Öyle anlaşılıyor ki, Suriye'nin kuzeyinde özerk Kürt bölgeleri oluşmasını/varolanların yaşamasını önlemek üzere yeni yeni tezgahlara girişilecek.

[ EK - REUTERS'İN HABERİ
Akidi ile Suruç'ta (yani Türkiye'de!) görüşen Reuters haber ajansı, ÖSO nezdindeki konumundan bir türlü emin olamadığımız bu şahsa atfen, Kobanê'ye 1350 savaşçının iki-üç gün içinde aktarılacağını bildirdi. Ancak sağolsun, araya sıkıştırdığı cümlelerle olan bitenin gerisindeki bir miktar anlamamızı sağlayan Akidi bu sefer de ilgi çekici bir söz etmiş, şöyle demişti: "Bu savaşçılar Kuzey Suriye kırsalından gelecek. Bunlar, Esad rejimiyle savaşın sürdüğü cephelerden çekilmeyecek. Bunlar yedekler." Bu ne tuhaf bir laftır!? ÖSO'nun bir tarafta bekleyen "yedek güçleri" varmış! Hem rejimle hem İD'le savaştığı iddia edilen bir kuvvetin bir kenarda böyle binlerce kişilik yedek kuvvetlerinin bulunması, bir içsavaşın koşulları ve mantığı içerisinde, pek tuhaf değil mi? Akidi'nın adı nerede geçse orada bir acayiplik var. ]

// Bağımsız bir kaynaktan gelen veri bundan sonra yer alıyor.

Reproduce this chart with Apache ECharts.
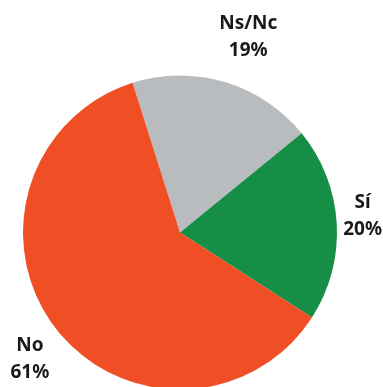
<!DOCTYPE html>
<html>
<head>
<meta charset="utf-8">
<script src="https://cdn.jsdelivr.net/npm/echarts@6/dist/echarts.min.js"></script>
<style>
  html, body { margin: 0; padding: 0; background: #ffffff; }
  #chart { width: 383px; height: 387px; }
</style>
</head>
<body>
<div id="chart"></div>
<script>
// Survey answers, clockwise from the upper-left edge
const categories = ['Ns/Nc', 'Sí', 'No'];
const shares = [19, 20, 61];
const colors = ['#B8BCBF', '#168E45', '#F04E24'];
// small nudges for each label, in px
const labelNudgeX = [10, -21, 12];
const labelNudgeY = [0, -5, 3];

const data = categories.map((name, i) => ({ name: name, value: shares[i] }));

const chart = echarts.init(document.getElementById('chart'), null, { renderer: 'canvas' });

const labelFont = {
  fontFamily: 'Noto Sans',
  fontWeight: 'bold',
  fontSize: 19,
  color: '#1a1a1a',
  lineHeight: 27
};

const pieCenter = [180, 232.5];
const pieStart = 107.6;

chart.setOption({
  animation: false,
  series: [
    {
      // the coloured pie itself
      type: 'pie',
      center: pieCenter,
      radius: 157,
      startAngle: pieStart,
      clockwise: true,
      silent: true,
      label: { show: false },
      labelLine: { show: false },
      itemStyle: {
        color: (p) => colors[p.dataIndex],
        borderWidth: 0
      },
      data: data
    },
    {
      // transparent outer ring that carries the centred labels
      type: 'pie',
      center: pieCenter,
      radius: [165, 237],
      startAngle: pieStart,
      clockwise: true,
      silent: true,
      itemStyle: { color: 'rgba(0,0,0,0)', borderWidth: 0 },
      label: Object.assign({
        show: true,
        position: 'inside',
        formatter: (p) => p.name + '\n' + p.value + '%'
      }, labelFont),
      labelLine: { show: false },
      labelLayout: (p) => ({ dx: labelNudgeX[p.dataIndex], dy: labelNudgeY[p.dataIndex] }),
      data: data
    }
  ]
});
</script>
</body>
</html>
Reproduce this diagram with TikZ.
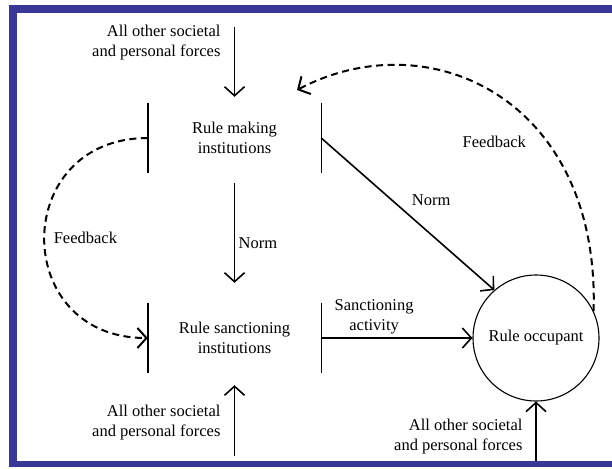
\documentclass[tikz,border=0pt]{standalone}
\usepackage{fontspec}
\setmainfont{Liberation Serif}
\usetikzlibrary{arrows.meta}
\definecolor{frameblue}{RGB}{58,56,150}
\tikzset{
  arr/.style={-{Straight Barb[length=9pt,width=20pt]}, line width=1.6pt},
  fb/.style={arr, dash pattern=on 7pt off 4.5pt, line width=2pt},
  inst/.style={minimum width=173pt, minimum height=70pt, inner sep=0pt, align=center},
  bar/.style={line width=1.4pt},
  forces/.style={align=right, anchor=east}
}
\begin{document}
\begin{tikzpicture}[x=1pt,y=-1pt,font=\fontsize{16.5}{20}\selectfont]
      \useasboundingbox (0,0) rectangle (612,468);
      % frame
      \fill[frameblue] (9,5) rectangle (612,13);
      \fill[frameblue] (9,5) rectangle (17,467);
      \fill[frameblue] (9,461) rectangle (612,467);

      \node[inst] (RM) at (234.5,138) {Rule making\\institutions};
      \node[inst] (RS) at (234.5,338) {Rule sanctioning\\institutions};
      \node[circle, draw, line width=1.1pt, minimum size=126pt, inner sep=0pt] (RO) at (536,338) {Rule occupant};
      \draw[bar] (RM.north west) -- (RM.south west) (RM.north east) -- (RM.south east);
      \draw[bar] (RS.north west) -- (RS.south west) (RS.north east) -- (RS.south east);

      \node[forces] (fTop) at (224,43) {All other societal\\and personal forces};
      \node[forces] (fBot) at (224,423) {All other societal\\and personal forces};
      \node[forces] (fOcc) at (526,437) {All other societal\\and personal forces};
      \coordinate (inTop) at (234.5,27);
      \coordinate (inBot) at (234.5,456);
      \coordinate (inOcc) at (536,461);
      \coordinate (fbEnd) at (297,90);

      \draw[arr] (inTop) -- ([yshift=6]RM.north);
      \draw[arr] ([yshift=-10]RM.south) -- node[right,pos=0.6] {Norm} ([yshift=20]RS.north);
      \draw[arr] (inBot) -- ([yshift=-12]RS.south);
      \draw[arr] (RS.east) -- node[above,pos=0.35,align=center] {Sanctioning\\activity} (RO.west);
      \draw[arr] (RM.east) -- node[above right,pos=0.5,yshift=4pt] {Norm} (RO.131);
      \draw[arr] (inOcc) -- (RO.south);
      \draw[fb] (RM.west) .. controls (10,138) and (10,338) .. node[right,pos=0.5,xshift=5pt] {Feedback} (RS.west);
      \draw[fb] (RO.25) .. controls (600,100) and (430,20) .. node[below left,pos=0.4,yshift=-10pt] {Feedback} (fbEnd);
    \end{tikzpicture}
\end{document}
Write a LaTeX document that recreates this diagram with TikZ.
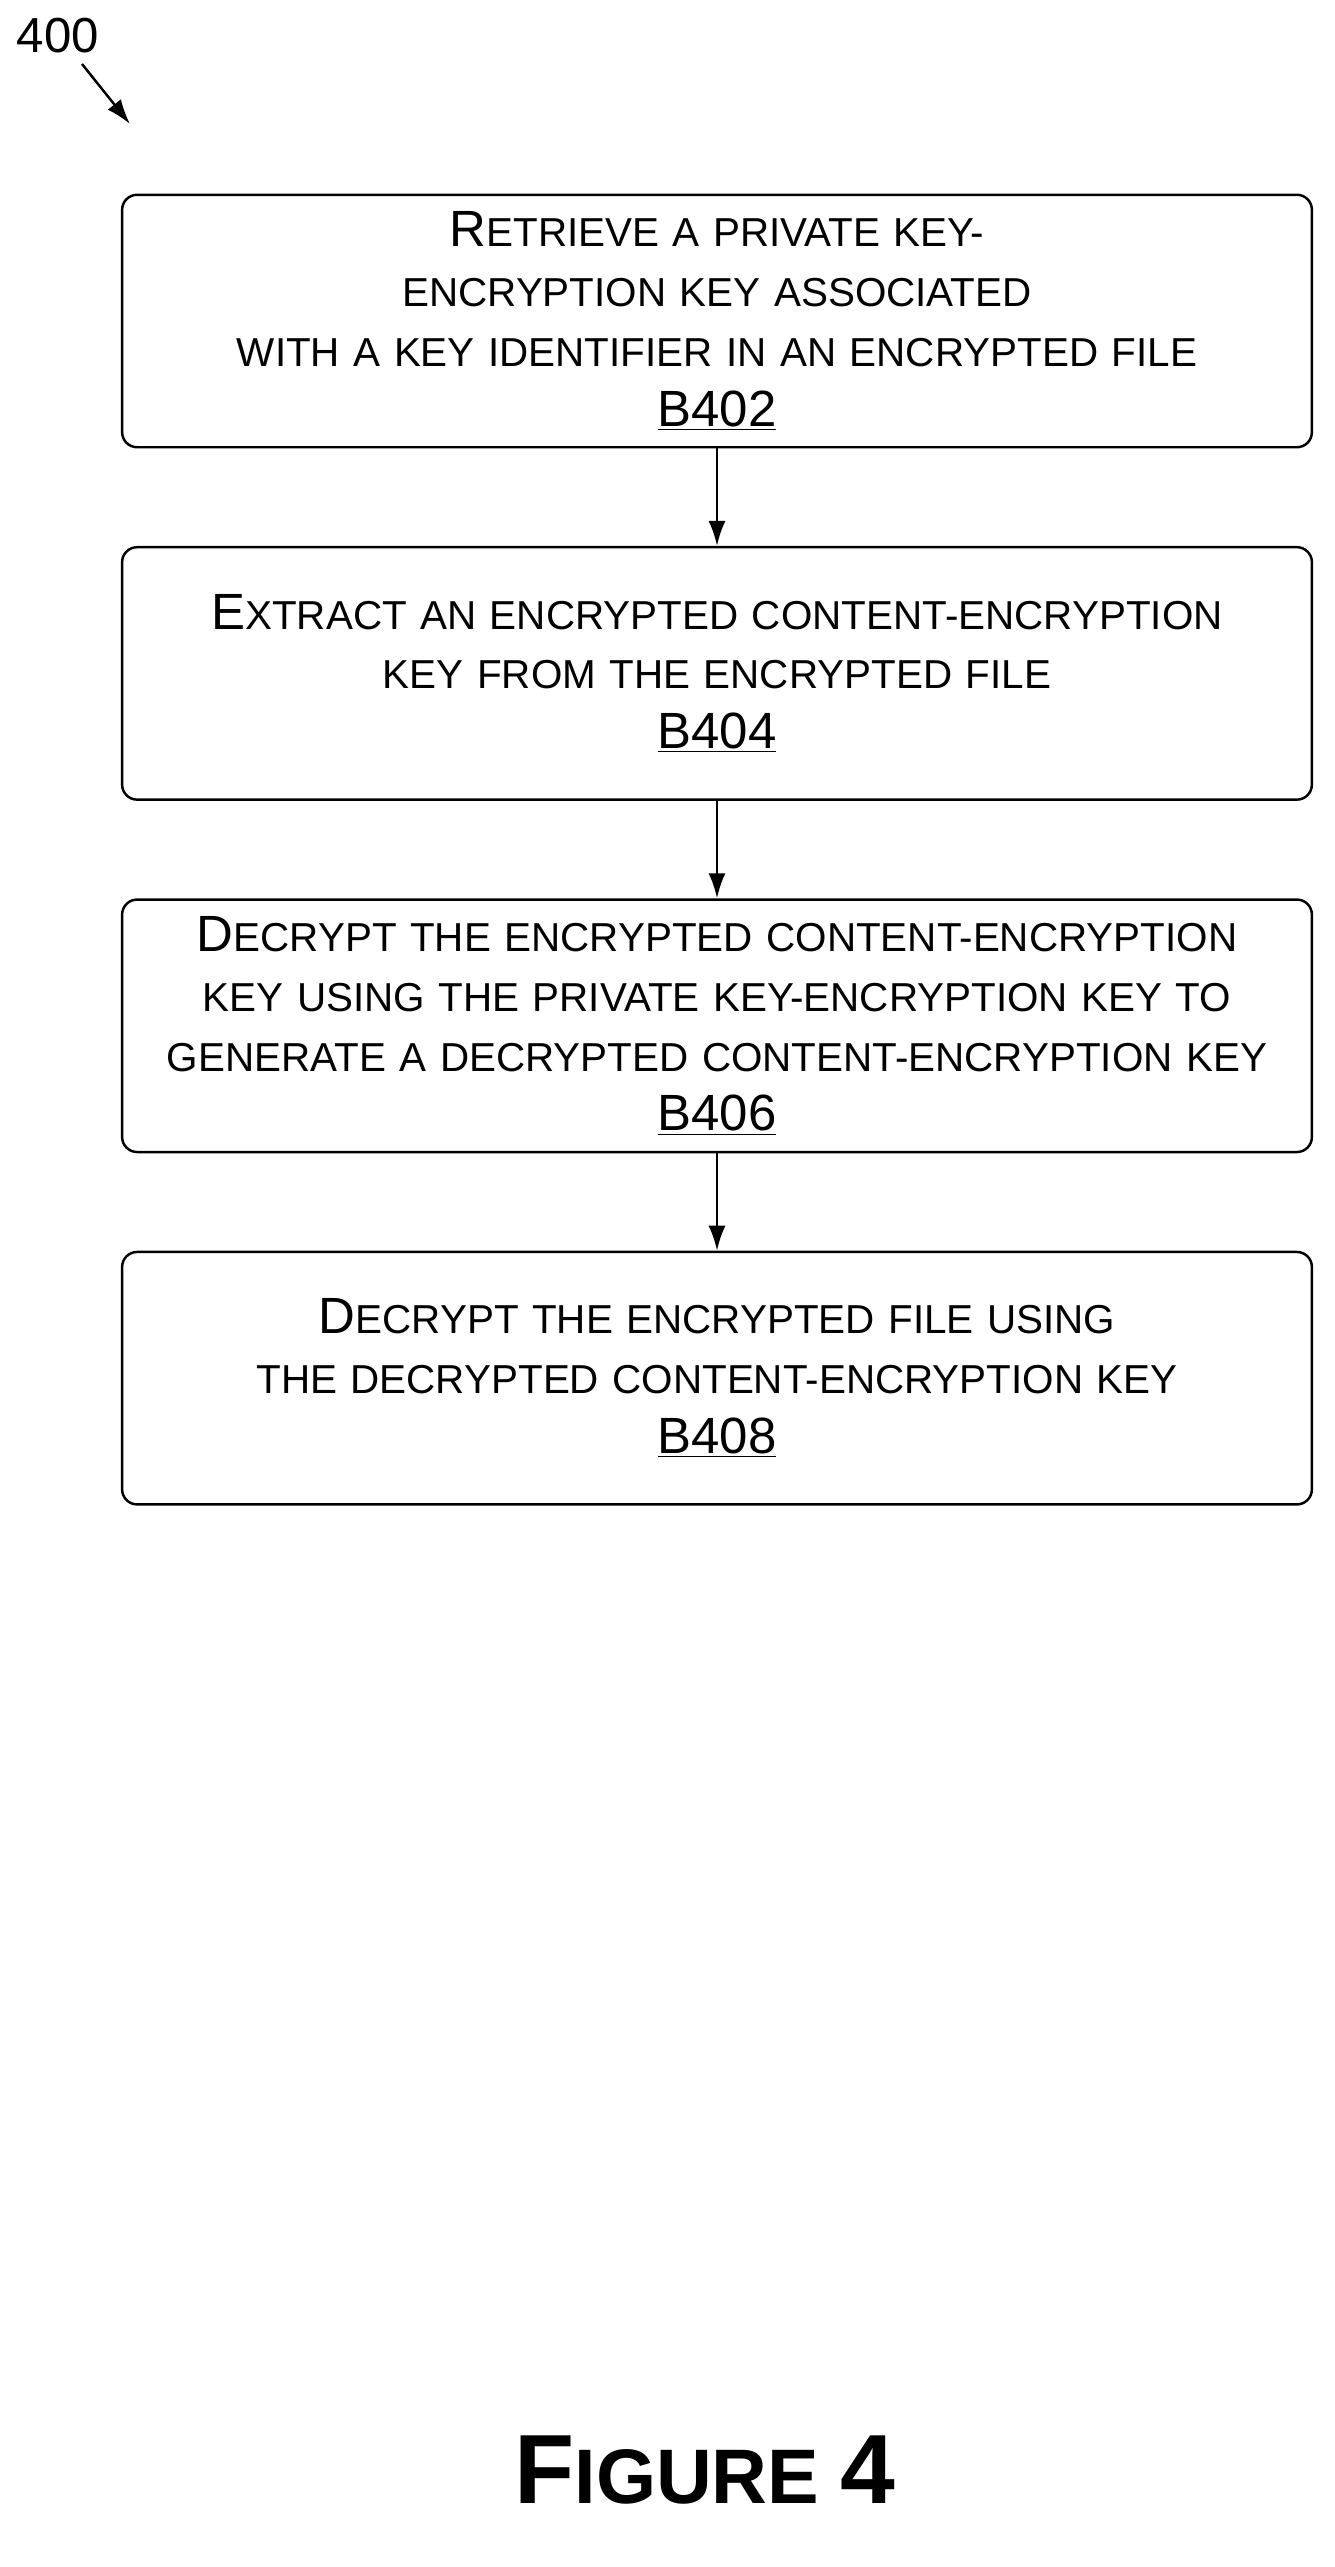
\documentclass[tikz,border=0pt]{standalone}
\usepackage{fontspec}
\setmainfont{Liberation Sans}
\usetikzlibrary{positioning,arrows.meta}
\newcommand\capl[1]{{\fontsize{29}{34}\selectfont #1}}
\begin{document}
\begin{tikzpicture}[x=0.02cm,y=-0.02cm,
    block/.style={draw,line width=1.4pt,rounded corners=0.3cm,minimum width=23.8cm,
        minimum height=5.05cm,align=center,text width=23cm,inner sep=0pt,
        font=\fontsize{23}{34}\selectfont},
    flow/.style={-{Latex[length=0.5cm,width=0.34cm]},line width=1.4pt}]
    \useasboundingbox (0,0) rectangle (1335,2567);
    % label
    \node[font=\fontsize{28}{32}\selectfont] (lbl) at (58,36) {400};
    \coordinate (tip) at (130,124);
    \draw[flow] (82,64) -- (tip);
    % blocks
    \node[block] (b402) at (717,321) {\capl{R}ETRIEVE A PRIVATE KEY-ENCRYPTION KEY ASSOCIATED\\
        WITH A KEY IDENTIFIER IN AN ENCRYPTED FILE\\ \capl{\underline{B402}}};
    \node[block,below=1.95cm of b402] (b404) {\capl{E}XTRACT AN ENCRYPTED CONTENT-ENCRYPTION\\
        KEY FROM THE ENCRYPTED FILE\\ \capl{\underline{B404}}};
    \node[block,below=1.95cm of b404] (b406) {\capl{D}ECRYPT THE ENCRYPTED CONTENT-ENCRYPTION\\
        KEY USING THE PRIVATE KEY-ENCRYPTION KEY TO\\
        GENERATE A DECRYPTED CONTENT-ENCRYPTION KEY\\ \capl{\underline{B406}}};
    \node[block,below=1.95cm of b406] (b408) {\capl{D}ECRYPT THE ENCRYPTED FILE USING\\
        THE DECRYPTED CONTENT-ENCRYPTION KEY\\ \capl{\underline{B408}}};
    % arrows
    \draw[flow] (b402) -- (b404);
    \draw[flow] (b404) -- (b406);
    \draw[flow] (b406) -- (b408);
    % caption
    \node[font=\bfseries\fontsize{44}{50}\selectfont] (fig) at (705,2470)
        {{\fontsize{56}{60}\selectfont F}IGURE {\fontsize{56}{60}\selectfont 4}};
\end{tikzpicture}
\end{document}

[ EK - PYD/YPG'den yeni açıklamalar. PYD Eşbaşkanı Salih Müslim, ÖSO ile görüştüklerini, ancak aralarında 1300 savaşçının Kobanê'ye gelmesine dair herhangi bir anlaşma olmadığını söyledi. Müslim, ANF'den Ali Güler'e, "Türkiye devletinin kafa karıştırmak için ortaya attığı bir haber," dedi. YPG Sözcüsü Polat Can da, ÖSO'ya, İD'le savaşta yeni cephe açabilecekleri yerler önerdi. ]

[ EK - Ufuk Çalışkan'ın Diken'deki haberine göre, Akidi 4 Kasım 2013’te Özgür Suriye Ordusu Halep Askeri Devrim Konseyi’nden istifa etmiş. Akidi, istifa nedenlerini anlattığı konuşmasını Youtube’da yayınlamış. Yine bu habere göre, ÖSO Halep Devrimci Askeri Konsey Komutanı Tuğgeneral Zahir El Saket, Akidi'nin Askeri Konsey'le ilişkisinin olmadığını doğruladı. ]

[ EK - Ve bu da bir Anadolu Ajansı haberi: "PYD Erbil Temsilcisi Garip Hiso, Özgür Suriye Ordusu (ÖSO) birliklerini Kobani'de istemediklerine yönelik iddiaları yalanlayarak, 'ÖSO'nun gelişi PYD'nin bilgisi dahilindedir' dedi." AA'ya güvenmemek için her türlü sebebimiz var; yine de zikrediyorum. ]

[ EK - Al Jazeera Türk'ün geceyarısına birkaç dakika kala yayımladığı haber vardığımız kanıyı değiştirebilecek nitelikte. Bu habere göre, Salih Müslim, AJ Arapça kanalına şöyle dedi: "...evet onlarla (ÖSO) iletişim halindeyiz şu an. Fakat sayı söylendiği gibi bin 300 değil. Bununla ilgili görüşmelerimiz sürüyor." Bu haberde, haberin güvenilirlik dozunu artıran bir soru-cevap da var. Müslim'e "niye oyalama taktiği güdüyorsunuz?" diye soruluyor, o da gayet diplomatik bir cevap veriyor. Bir de, kafalarımızı yeniden karıştıracak ayrıntı. Görüşülen ÖSO komutanı olarak, mâlûm Abdülcabbar Akidi'nin adı geçiyor! ]

İzlemeyi burada kesiyorum. Çünkü gördüğünüz üzre, ortadaki çelişkiler başa çıkılacak gibi değil, çok özel bilgi kanalları olmadıkça doğru sonuçlara varmamız da mümkün değil.